CONSIDERATO IN DIRITTO
Il ricorso è inammissibile, perché reiterativo oltre che manifestamente infondato.
1.1. Premesso che la nullità dedotta e rilevata dal Giudice dell’udienza preliminare riguardava la richiesta di rinvio a giudizio, va osservato che una volta regredito il procedimento nella fase delle indagini, il P.M. poteva esercitare le facoltà che non sono espressamente vincolate e, tra esse, quella della separazione dei procedimenti (Sez. 5, n. 1055 del 09/04/1992, COGNOME, Rv. 190618 – 01); pertanto, sussistendo i presupposti richiesti dall’art. 453, comma 1 bis, cod. proc. pen., legittimamente era stata richiesta l’emissione del decreto di giudizio immediato per i reati oggetto del provvedimento coercitivo, prevedendo la stessa disposizione quale regola generale (art. 453, comma 2, cod. proc. pen.) quella della separazione dei procedimenti ove solo per alcuni di essi sussistano i presupposti per richiedere il giudizio immediato.
La deduzione del ricorrente circa la nullità del decreto di giudizio immediato, perché emesso su richiesta del P.m. in difetto del previo interrogatorio dell’indagato, è del tutto infondata; non può ipotizzarsi, infatti, alcuna violazione per l’omesso interrogatorio richiesto dall’indagato in ordine a quei reati (unica ipotesi di nullità del decreto di giudizio immediato: Sez. Unite, n. 42979 del 26/06/2014, COGNOME, Rv. 260018 – 01; Sez. 3, n. 1482 del 20/09/2017, dep. 2018. P., Rv. 271981 – 01), poiché l’interrogatorio di garanzia condotto ai sensi dell’art. 294 cod. proc. pen., soddisfa il requisito normativo in tema di richiesta di giudizio immediato, essendo stata assicurata all’indagato la possibilità di addurre elementi a suo favore (Sez. 5, n. 4729 del 10/12/2019, dep. 2020, COGNOME, Rv. 278558 – 01; Sez. 2, n. 17007 del 18/01/2012, COGNOME, Rv. 252820 – 01; Sez. 3, n. 44883 del 07/10/2009, COGNOME, Rv. 244991 – 01); né con il ricorso sono stati dedotti elementi di fatto (desumibili, ad esempio, da ulteriori indagini svolte dal P.M. dopo l’interrogatorio dell’indagato che abbiano introdotto elementi nuovi e decisivi) che avrebbero giustificato la necessità di un nuovo interrogatorio (Sez. 1, n. 5652 del 05/11/2018, dep. 2019, S., Rv. 274972 – 01, in relazione al profilo dell’evidenza della prova), peraltro non richiesto nell’ipotesi di giudizio immediato “cautelare”, atteso che “la validità della richiesta di giudizio immediato presuppone che la persona sottoposta alle indagini sia stata
interrogata sui fatti dai quali emerge l’evidenza della prova e che, nella nozione di ” fatti”, rientrano solo gli elementi dimostrativi che inducono il pubblico ministero a ritenere la sussistenza dell’evidenza della prova, e non anche gli elementi acquisiti su richiesta della difesa” (Sez. 6, n. 27790 del 02/05/2017, Monte, Rv. 270162 – 01; nello stesso senso, Sez. 3, n. 11920 del 09/01/2018, B., Rv. 272382 – 01).

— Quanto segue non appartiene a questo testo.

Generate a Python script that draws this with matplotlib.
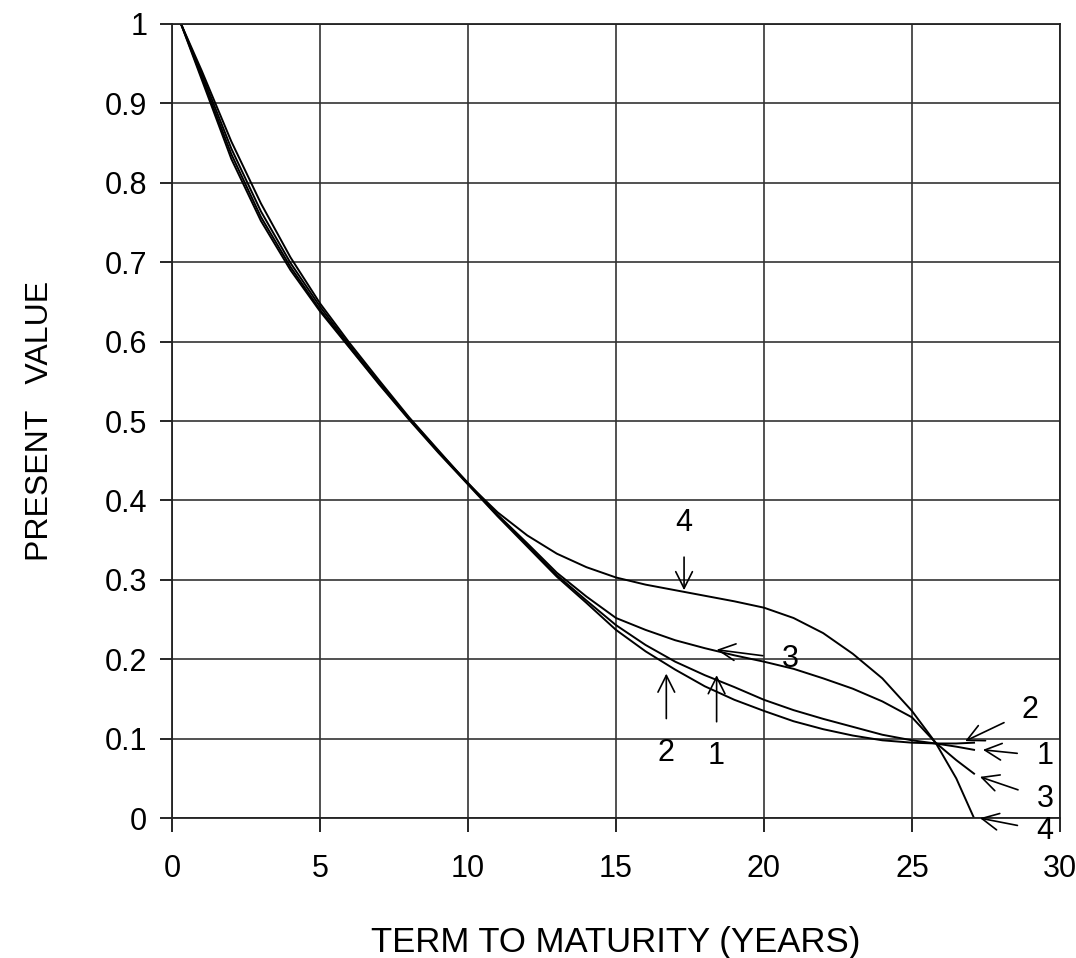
import matplotlib.pyplot as plt

# Present value curves
term = [0.3, 1, 2, 3, 4, 5, 6, 7, 8, 9, 10, 11, 12, 13, 14, 15,
        16, 17, 18, 19, 20, 21, 22, 23, 24, 25, 25.8, 26.5, 27.1]

pv_1 = [1.0, 0.933, 0.836, 0.757, 0.694, 0.640, 0.593, 0.547, 0.503, 0.461, 0.421,
        0.381, 0.344, 0.306, 0.274, 0.243,
        0.218, 0.197, 0.180, 0.165, 0.149, 0.136, 0.125, 0.115, 0.105, 0.098,
        0.094, 0.090, 0.086]
pv_2 = [1.0, 0.930, 0.830, 0.752, 0.690, 0.638, 0.592, 0.546, 0.502, 0.460, 0.420,
        0.380, 0.342, 0.304, 0.271, 0.237,
        0.210, 0.187, 0.166, 0.149, 0.135, 0.122, 0.112, 0.104, 0.098, 0.095,
        0.094, 0.094, 0.095]
pv_3 = [1.0, 0.937, 0.843, 0.764, 0.699, 0.644, 0.595, 0.548, 0.504, 0.462, 0.422,
        0.382, 0.346, 0.309, 0.279, 0.252,
        0.237, 0.224, 0.214, 0.205, 0.197, 0.188, 0.176, 0.163, 0.147, 0.127,
        0.095, 0.073, 0.056]
pv_4 = [1.0, 0.941, 0.852, 0.774, 0.706, 0.648, 0.598, 0.551, 0.505, 0.463, 0.421,
        0.385, 0.356, 0.333, 0.316, 0.303,
        0.294, 0.287, 0.280, 0.273, 0.265, 0.252, 0.233, 0.207, 0.176, 0.135,
        0.095, 0.050, 0.0]

curves = [pv_1, pv_2, pv_3, pv_4]

# curve labels: (text, label position, arrow tip)
callouts = [
    ("4", (17.3, 0.372), (17.3, 0.287)),
    ("3", (20.9, 0.200), (18.4, 0.212)),
    ("2", (16.7, 0.082), (16.7, 0.182)),
    ("1", (18.4, 0.078), (18.4, 0.180)),
    ("2", (29.0, 0.136), (26.8, 0.097)),
    ("1", (29.5, 0.078), (27.4, 0.086)),
    ("3", (29.5, 0.024), (27.3, 0.052)),
    ("4", (29.5, -0.016), (27.3, 0.0)),
]

fig = plt.figure(figsize=(10.76, 9.58), dpi=100)
ax = fig.add_axes([0.16, 0.146, 0.825, 0.829])

for pv in curves:
    ax.plot(term, pv, color="black", lw=1.4, solid_joinstyle="round")

for text, (tx, ty), (hx, hy) in callouts:
    ax.annotate(text, xy=(hx, hy), xytext=(tx, ty),
                ha="center", va="center", fontsize=22, family="Liberation Sans",
                arrowprops=dict(arrowstyle="->", lw=1.2, color="black",
                                mutation_scale=30, shrinkA=12, shrinkB=0))

ax.set_xlim(0, 30)
ax.set_ylim(0, 1)
ax.set_xticks(range(0, 31, 5))
ax.set_yticks([i / 10 for i in range(11)])
ax.set_yticklabels(["0", "0.1", "0.2", "0.3", "0.4", "0.5", "0.6", "0.7", "0.8", "0.9", "1"])
ax.grid(True, color="#333333", lw=1.2)
ax.set_axisbelow(True)
for s in ax.spines.values():
    s.set_color("#222222")
    s.set_linewidth(1.3)

ax.tick_params(axis="x", length=10, width=1.2, pad=16, labelsize=22)
ax.tick_params(axis="y", length=9, width=1.2, pad=9, labelsize=22)
for lbl in ax.get_xticklabels() + ax.get_yticklabels():
    lbl.set_family("Liberation Sans")

ax.set_xlabel("TERM TO MATURITY (YEARS)", fontsize=25, family="Liberation Sans", labelpad=30)
ax.set_ylabel("PRESENT   VALUE", fontsize=23, family="Liberation Sans", labelpad=36)

plt.savefig("out.png", dpi=100)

Alla declaratoria di inammissibilità del ricorso, consegue la condanna del ricorrente al pagamento delle spese processuali, nonché, ai sensi dell’art. 616 c.p.p., valutati i profili di colpa nella determinazione della causa di inammissibilità emergenti dal ricorso (Corte Cost. 13 giugno 2000, n. 186), al versamento della somma, che si ritiene equa, di euro tremila a favore della Cassa delle ammende.
P.Q.M.
Dichiara inammissibile il ricorso e condanna il ricorrente al pagamento delle spese processuali e della somma di euro tremila in favore della Cassa delle ammende.